Report every line below that holds the word "chart".

### Dataset extract
◆ ◆ ◆
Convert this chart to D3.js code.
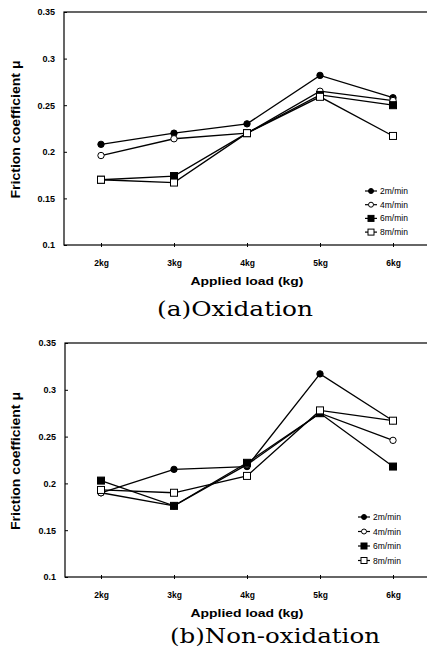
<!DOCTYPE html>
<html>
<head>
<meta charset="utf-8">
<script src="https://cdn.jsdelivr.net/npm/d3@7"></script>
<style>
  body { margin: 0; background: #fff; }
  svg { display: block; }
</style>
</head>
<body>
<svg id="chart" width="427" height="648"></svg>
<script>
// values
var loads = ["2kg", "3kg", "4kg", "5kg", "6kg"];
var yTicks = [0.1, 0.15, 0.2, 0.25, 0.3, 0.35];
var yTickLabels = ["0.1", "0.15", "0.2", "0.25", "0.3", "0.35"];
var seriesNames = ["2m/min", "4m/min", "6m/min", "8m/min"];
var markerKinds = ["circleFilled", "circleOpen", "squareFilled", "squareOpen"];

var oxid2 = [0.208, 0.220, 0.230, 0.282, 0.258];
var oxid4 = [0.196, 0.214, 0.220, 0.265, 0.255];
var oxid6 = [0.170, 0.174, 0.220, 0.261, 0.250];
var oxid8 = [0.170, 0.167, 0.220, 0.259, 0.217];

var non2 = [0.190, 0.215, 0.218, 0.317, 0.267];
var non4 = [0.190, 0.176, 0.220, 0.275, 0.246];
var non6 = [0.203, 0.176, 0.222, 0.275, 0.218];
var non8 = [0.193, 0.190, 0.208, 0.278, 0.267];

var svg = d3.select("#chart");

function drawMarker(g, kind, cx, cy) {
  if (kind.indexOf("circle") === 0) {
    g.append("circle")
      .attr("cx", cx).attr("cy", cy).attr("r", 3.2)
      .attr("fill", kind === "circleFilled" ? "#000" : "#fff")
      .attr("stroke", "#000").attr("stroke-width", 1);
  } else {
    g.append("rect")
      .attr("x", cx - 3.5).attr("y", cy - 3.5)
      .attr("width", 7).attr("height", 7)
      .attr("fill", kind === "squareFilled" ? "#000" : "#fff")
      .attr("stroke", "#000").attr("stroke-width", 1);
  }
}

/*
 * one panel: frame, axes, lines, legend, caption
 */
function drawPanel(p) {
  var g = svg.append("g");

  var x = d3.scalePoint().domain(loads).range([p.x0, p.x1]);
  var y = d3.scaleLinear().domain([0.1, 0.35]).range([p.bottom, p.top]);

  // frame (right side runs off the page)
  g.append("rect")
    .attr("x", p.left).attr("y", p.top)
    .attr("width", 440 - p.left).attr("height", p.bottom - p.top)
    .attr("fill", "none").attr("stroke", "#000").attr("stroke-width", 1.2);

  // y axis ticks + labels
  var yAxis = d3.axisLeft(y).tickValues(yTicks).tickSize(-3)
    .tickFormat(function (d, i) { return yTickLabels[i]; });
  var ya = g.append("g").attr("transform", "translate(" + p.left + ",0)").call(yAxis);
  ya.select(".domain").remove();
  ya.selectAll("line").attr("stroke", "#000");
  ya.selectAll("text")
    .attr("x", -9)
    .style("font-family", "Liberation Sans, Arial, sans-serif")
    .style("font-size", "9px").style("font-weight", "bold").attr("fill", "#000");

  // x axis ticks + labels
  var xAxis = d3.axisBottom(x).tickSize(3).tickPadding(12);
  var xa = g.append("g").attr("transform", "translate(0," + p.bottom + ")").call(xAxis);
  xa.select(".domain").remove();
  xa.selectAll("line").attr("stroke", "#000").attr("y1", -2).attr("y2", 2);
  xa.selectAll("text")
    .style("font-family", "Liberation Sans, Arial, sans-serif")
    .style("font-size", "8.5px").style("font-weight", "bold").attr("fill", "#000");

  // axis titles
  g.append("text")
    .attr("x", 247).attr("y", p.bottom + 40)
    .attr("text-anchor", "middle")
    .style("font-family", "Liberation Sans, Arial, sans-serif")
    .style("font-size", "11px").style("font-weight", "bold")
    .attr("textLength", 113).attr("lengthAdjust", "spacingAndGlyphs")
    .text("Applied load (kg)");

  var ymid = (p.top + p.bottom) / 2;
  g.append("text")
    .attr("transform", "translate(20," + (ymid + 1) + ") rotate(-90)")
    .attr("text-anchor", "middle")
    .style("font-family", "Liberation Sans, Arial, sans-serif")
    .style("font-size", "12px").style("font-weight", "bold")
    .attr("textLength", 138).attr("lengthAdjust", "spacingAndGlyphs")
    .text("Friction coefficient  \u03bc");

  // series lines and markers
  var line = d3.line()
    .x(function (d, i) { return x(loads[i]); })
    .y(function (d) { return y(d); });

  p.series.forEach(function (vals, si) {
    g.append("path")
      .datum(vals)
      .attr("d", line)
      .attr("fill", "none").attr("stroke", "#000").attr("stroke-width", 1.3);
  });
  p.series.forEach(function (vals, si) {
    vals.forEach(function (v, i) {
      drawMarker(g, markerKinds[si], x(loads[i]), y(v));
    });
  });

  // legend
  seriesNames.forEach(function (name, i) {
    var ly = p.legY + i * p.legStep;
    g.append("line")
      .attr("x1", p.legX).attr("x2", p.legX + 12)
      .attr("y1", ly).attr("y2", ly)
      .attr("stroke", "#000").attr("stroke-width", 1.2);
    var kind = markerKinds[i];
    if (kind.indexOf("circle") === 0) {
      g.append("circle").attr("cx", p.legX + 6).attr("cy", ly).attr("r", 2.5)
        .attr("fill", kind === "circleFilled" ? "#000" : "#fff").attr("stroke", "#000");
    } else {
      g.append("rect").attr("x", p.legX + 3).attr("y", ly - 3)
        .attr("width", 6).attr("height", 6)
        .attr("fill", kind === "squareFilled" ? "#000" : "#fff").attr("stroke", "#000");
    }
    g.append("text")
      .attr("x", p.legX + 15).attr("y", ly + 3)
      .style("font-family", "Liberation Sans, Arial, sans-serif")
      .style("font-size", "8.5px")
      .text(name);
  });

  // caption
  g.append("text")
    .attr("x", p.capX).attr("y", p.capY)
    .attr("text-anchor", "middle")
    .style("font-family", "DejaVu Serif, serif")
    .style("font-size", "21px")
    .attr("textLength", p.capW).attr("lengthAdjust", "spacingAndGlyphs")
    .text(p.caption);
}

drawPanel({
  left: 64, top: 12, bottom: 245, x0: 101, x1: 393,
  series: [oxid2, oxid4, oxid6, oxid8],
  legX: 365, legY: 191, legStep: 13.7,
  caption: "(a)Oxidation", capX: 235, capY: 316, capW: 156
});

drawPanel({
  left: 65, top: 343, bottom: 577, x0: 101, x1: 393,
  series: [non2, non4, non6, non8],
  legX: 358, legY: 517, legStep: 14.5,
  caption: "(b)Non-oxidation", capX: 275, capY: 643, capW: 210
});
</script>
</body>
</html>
◆ ◆ ◆
### Output for this task
Convert this chart to D3.js code.
<svg id="chart" width="427" height="648"></svg>
var svg = d3.select("#chart");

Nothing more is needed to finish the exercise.